Japanese chemicals and plastics company Toray Industries is on the verge of going commercial with partially bio-based polybutylene terephthalate.
Toray said its new PBT will use bio-based 1,4-butanediol developed by Genomatica of California, the US. Toray proved the viability in bench-scale testing that showed the polymer gave melded prototypes equal to petroleum-based PBT.
Toray will make new PBT samples available this year to establish demand for the partial biopolymer. The Tokyo firm said it will market the PBT commercially when 1,4-butanediol is readily available from a Genomatica licensee.

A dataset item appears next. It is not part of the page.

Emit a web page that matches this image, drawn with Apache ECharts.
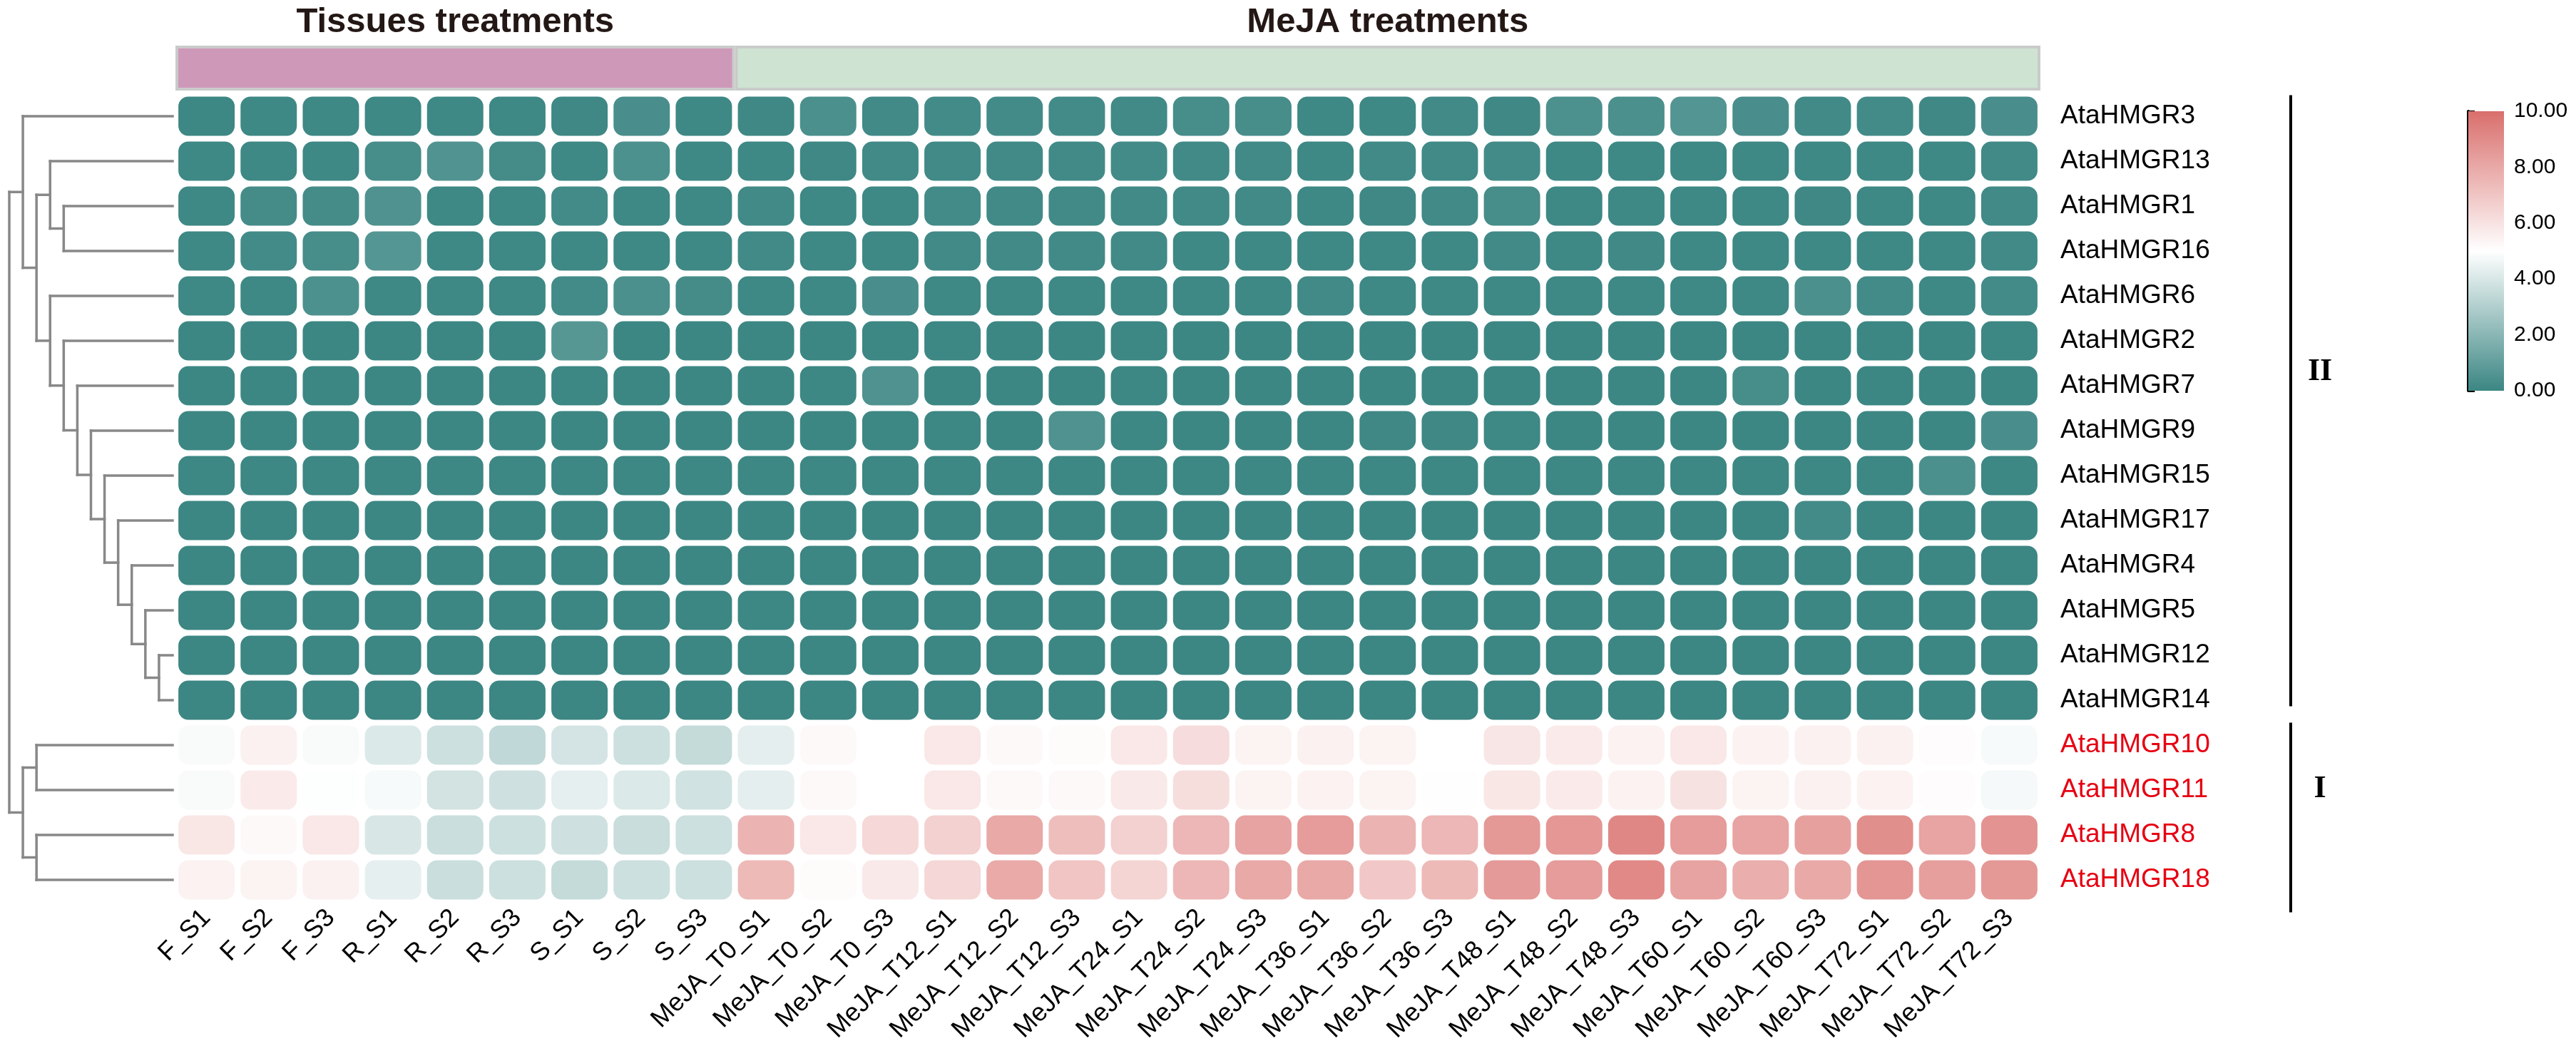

Genomatica's butanediol process involves an engineered microorganism, fermentation techniques and downstream processing. The firm proved commercial-scale production of 5 million pounds (2.2 million kilos) of the polymer intermediate in November 2012. Although other firms have explored biological methods of making butanediol, Toray claimed it is the first company to confirm use of butanediol using Genomatica's process. The development is the culmination of two years of work between the two companies.
The other intermediate chemical for PBT is terephthalic acid, currently derived from petroleum. PBT is used in auto parts, electrical components and other end-uses where its tensile strength and elasticity combined with heat resistance make it a material of choice.
Toray said environmental pressures such as limited oil supply and oil price increases and concerns about carbon dioxide emissions make plastics based on biomaterials an attractive alternative.
Toray has developed bio-based PET resin and is working on bio-based nylon.
Among other Genomatica's other bio-based programs is development of butadiene, an intermediate for some polymers and rubbers.